While at times he makes Camillie too easy an object to lambast – he excuses the startled Thérèse when introducing her to Laurent, crying cheerily, ‘She’s never seen a man before!’ – Felton's performance isn’t without pathos. The moments when he visits a captive bear in the park are some of the film’s most nuanced, the beast symbolising his ‘little Thérèse’ – caged and unable to release itself. Thérèse tries to become Camille’s bear, growling at him one night as he cowers in their marriage bed, longing for the sexual being inside of her to be unleashed by another’s desire. The fact Camille doesn’t release her is his tragedy.

 

Although neither Thérèse nor Laurent (right) are sympathetic characters, Olsen and Isaac play their descent into a state close to imprisonment with such skill that we ache for them to be liberated by discovery or death. Olsen’s performance brings out the timelessness of Thérèse’s predicament; she’s a woman terrified of being abandoned and, conversely, the thought of being trapped.  Her identity is tied up with her father’s desertion, a childhood trauma inflicted again by the fear of Laurent’s, and it’s tragic to watch her blotting her cheeks with rouge and seeking the companionship of faceless revellers at the tavern to temper her isolation.  

 

Lange’s performance is the film’s trump card.

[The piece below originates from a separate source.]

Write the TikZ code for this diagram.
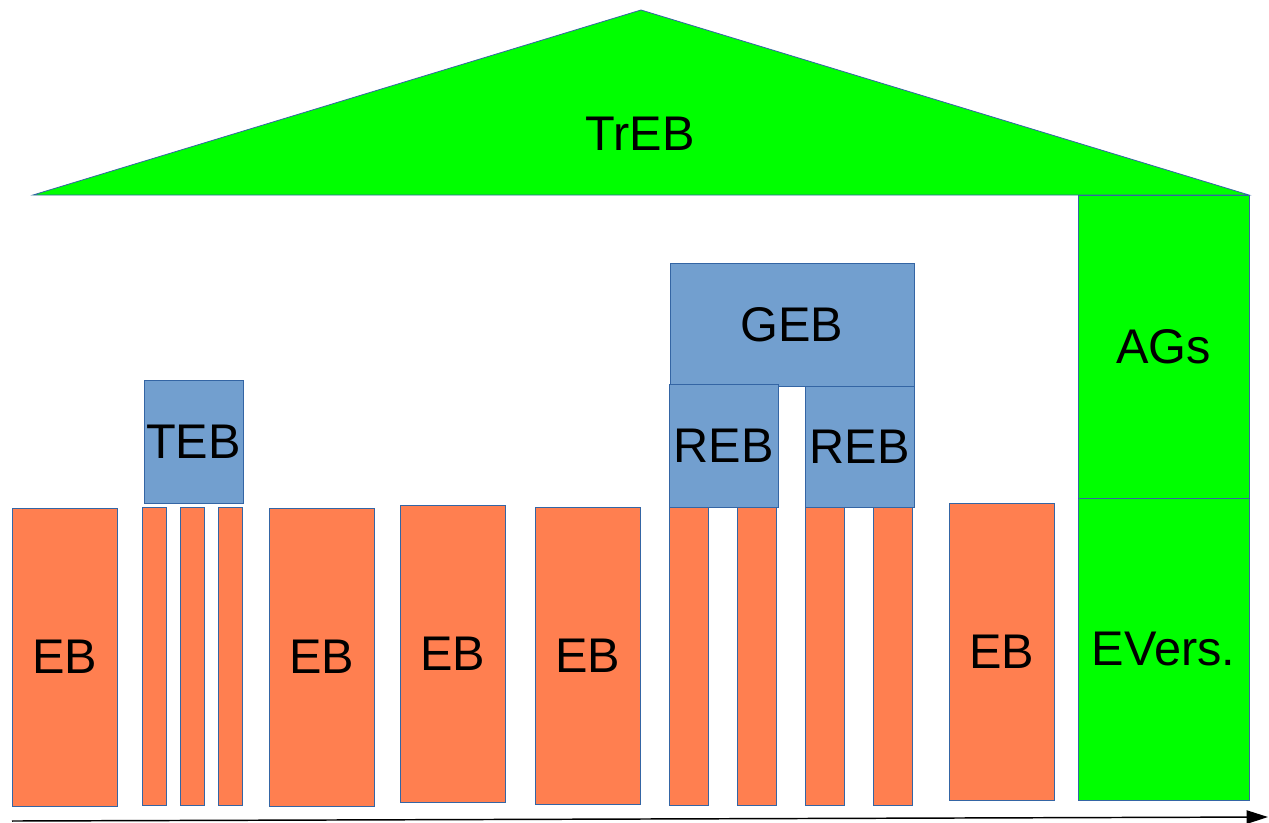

We first see her as the matriarch of the Raquin household and then as a woman dismembered by grief. The balance is knocked clean out of her – Lange sways from side to side, muttering in looping trains of thought – and her torment presses heavily upon us.

 

In a film that flicks from morgue to dusty shop to dank bedchamber, allowing sunlight to penetrate the greenish gloom for seconds when the lovers come together, it follows that its conclusion invokes a Greek tragedy. Despite being the 15th adaption of Zola’s masterpiece, it manages to feel modern, with lines such as ‘Why are his hands so large?’ from Thérèse adding creases of laughter to an otherwise humourless plot. Its real strength lies in the casting of its female leads, Olsen in particular challenging us to see her failings in a 21st century context. If you’re looking for a period drama with bite, ‘In Secret’ won’t disappoint.

 

‘In Secret’ is in cinemas from 16 May 2014.